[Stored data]
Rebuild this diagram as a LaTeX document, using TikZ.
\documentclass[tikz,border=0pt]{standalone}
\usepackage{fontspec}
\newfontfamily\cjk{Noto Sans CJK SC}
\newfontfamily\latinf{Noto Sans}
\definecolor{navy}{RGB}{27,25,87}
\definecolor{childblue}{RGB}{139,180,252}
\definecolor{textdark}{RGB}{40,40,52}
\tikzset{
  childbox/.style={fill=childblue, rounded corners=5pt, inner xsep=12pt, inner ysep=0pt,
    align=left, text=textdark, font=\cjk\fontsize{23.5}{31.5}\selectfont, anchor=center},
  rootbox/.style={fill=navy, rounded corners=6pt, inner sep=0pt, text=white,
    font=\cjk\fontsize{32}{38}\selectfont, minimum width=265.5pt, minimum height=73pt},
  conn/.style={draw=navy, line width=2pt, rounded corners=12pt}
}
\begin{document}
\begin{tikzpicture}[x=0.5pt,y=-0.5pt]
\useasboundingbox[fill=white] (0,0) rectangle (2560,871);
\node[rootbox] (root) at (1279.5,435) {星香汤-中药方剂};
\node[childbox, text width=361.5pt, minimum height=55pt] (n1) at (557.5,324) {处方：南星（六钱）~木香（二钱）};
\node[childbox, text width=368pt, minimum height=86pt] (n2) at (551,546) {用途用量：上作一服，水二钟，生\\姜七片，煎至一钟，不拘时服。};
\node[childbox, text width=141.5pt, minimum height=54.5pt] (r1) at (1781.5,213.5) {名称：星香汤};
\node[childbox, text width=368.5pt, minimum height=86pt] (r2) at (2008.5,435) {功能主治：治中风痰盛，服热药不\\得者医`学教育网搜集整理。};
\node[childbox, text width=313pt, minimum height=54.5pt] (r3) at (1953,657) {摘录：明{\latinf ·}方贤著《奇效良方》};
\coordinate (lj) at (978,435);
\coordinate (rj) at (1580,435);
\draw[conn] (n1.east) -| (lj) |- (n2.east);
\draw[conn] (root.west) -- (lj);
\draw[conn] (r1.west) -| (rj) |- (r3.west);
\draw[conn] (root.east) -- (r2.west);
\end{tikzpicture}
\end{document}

--

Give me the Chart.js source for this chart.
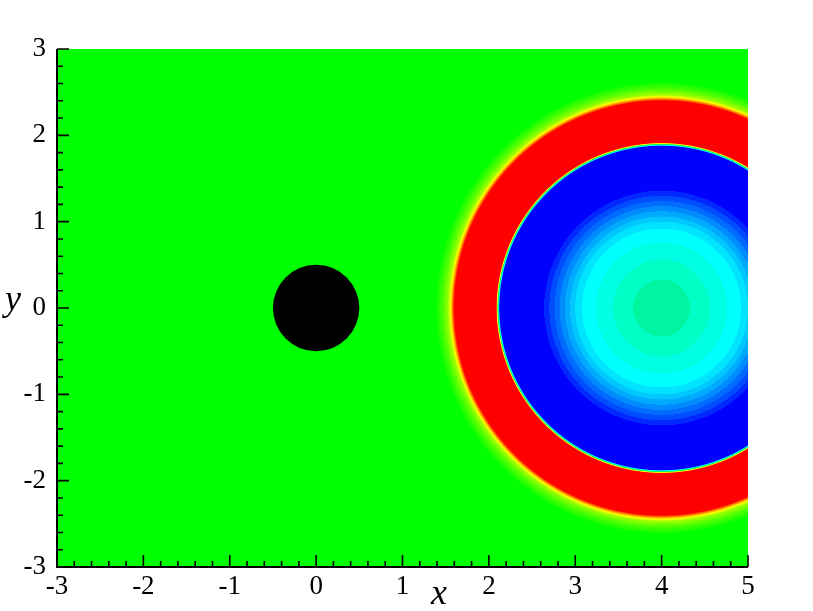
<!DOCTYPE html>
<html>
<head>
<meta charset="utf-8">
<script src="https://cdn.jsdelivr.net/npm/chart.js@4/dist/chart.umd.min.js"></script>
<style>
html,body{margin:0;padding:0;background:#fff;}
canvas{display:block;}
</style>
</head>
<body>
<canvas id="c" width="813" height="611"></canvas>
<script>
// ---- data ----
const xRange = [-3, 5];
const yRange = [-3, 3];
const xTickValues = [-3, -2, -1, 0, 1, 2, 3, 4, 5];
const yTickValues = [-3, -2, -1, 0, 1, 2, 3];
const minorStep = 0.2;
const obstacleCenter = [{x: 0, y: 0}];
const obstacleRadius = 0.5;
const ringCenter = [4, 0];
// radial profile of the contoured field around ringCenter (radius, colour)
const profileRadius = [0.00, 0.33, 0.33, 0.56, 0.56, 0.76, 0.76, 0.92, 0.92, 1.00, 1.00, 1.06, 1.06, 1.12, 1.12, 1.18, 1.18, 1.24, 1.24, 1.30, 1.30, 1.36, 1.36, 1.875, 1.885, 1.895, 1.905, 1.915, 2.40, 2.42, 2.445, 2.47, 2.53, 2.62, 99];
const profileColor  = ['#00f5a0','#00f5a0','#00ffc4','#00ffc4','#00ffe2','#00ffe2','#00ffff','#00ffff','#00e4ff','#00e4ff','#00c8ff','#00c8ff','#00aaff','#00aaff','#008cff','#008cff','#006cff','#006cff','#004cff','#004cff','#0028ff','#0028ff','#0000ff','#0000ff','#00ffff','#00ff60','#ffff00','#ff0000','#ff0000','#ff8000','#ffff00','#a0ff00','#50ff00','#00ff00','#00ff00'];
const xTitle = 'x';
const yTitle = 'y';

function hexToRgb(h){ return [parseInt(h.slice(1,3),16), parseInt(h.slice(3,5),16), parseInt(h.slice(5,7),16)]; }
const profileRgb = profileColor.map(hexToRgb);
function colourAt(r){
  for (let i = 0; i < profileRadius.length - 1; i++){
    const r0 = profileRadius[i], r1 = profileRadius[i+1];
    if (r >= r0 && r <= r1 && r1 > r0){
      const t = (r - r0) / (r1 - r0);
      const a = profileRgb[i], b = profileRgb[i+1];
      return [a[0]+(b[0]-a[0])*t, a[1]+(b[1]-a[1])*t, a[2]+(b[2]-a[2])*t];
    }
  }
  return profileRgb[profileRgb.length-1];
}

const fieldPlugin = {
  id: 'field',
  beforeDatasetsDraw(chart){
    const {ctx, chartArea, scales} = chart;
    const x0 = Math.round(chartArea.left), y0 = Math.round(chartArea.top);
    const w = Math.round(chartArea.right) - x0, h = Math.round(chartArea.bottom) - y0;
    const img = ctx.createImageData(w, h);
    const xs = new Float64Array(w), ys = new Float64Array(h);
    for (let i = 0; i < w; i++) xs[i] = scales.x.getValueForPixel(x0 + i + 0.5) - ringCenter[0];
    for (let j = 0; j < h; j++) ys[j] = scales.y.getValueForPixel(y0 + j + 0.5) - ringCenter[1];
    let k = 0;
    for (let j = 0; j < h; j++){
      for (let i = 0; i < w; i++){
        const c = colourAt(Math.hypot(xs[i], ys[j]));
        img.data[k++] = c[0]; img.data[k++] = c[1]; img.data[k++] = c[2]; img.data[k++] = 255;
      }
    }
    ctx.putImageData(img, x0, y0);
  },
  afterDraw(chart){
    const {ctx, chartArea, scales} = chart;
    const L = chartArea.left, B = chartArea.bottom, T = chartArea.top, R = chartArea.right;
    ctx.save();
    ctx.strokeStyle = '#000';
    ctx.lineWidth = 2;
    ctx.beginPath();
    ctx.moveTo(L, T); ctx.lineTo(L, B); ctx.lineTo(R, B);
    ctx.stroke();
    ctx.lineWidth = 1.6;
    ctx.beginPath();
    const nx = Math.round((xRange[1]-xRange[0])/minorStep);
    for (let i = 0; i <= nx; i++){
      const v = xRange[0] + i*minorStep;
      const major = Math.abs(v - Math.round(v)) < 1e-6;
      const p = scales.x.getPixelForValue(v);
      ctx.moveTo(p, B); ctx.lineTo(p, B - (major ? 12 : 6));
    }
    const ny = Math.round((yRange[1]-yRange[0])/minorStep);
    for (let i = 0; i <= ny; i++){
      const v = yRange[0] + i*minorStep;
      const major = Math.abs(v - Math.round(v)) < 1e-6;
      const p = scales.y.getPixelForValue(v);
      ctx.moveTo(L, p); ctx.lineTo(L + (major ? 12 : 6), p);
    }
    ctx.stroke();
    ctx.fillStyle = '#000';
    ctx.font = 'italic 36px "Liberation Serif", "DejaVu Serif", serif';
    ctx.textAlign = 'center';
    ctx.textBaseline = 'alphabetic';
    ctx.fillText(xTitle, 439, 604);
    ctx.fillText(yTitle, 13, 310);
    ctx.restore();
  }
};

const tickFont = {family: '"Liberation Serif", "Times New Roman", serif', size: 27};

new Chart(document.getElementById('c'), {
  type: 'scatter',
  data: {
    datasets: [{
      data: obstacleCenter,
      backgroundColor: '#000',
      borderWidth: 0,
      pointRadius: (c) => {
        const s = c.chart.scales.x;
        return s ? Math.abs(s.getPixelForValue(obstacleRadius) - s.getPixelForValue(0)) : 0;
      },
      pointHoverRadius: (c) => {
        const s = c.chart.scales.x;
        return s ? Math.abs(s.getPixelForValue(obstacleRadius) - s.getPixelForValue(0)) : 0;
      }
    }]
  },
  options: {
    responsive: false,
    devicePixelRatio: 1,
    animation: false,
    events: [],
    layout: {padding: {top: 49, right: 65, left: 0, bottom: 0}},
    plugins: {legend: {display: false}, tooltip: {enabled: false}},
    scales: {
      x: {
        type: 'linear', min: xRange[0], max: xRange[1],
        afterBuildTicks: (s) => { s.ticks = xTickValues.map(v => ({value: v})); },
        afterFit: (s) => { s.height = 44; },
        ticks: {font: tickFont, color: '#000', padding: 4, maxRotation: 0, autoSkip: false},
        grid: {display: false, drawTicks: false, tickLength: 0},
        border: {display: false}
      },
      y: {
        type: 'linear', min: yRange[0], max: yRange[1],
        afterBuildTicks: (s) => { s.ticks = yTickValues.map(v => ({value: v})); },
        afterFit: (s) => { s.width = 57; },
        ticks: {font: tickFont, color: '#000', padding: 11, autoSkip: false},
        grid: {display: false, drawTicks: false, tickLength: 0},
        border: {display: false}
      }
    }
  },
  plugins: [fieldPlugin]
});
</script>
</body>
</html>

_EXERCISE DETAILS_.
Filter the entries down to the lines containing "this". Copy each of those lines.

_ANSWER TO THE EXERCISE_.
Rebuild this diagram as a LaTeX document, using TikZ.
Give me the Chart.js source for this chart.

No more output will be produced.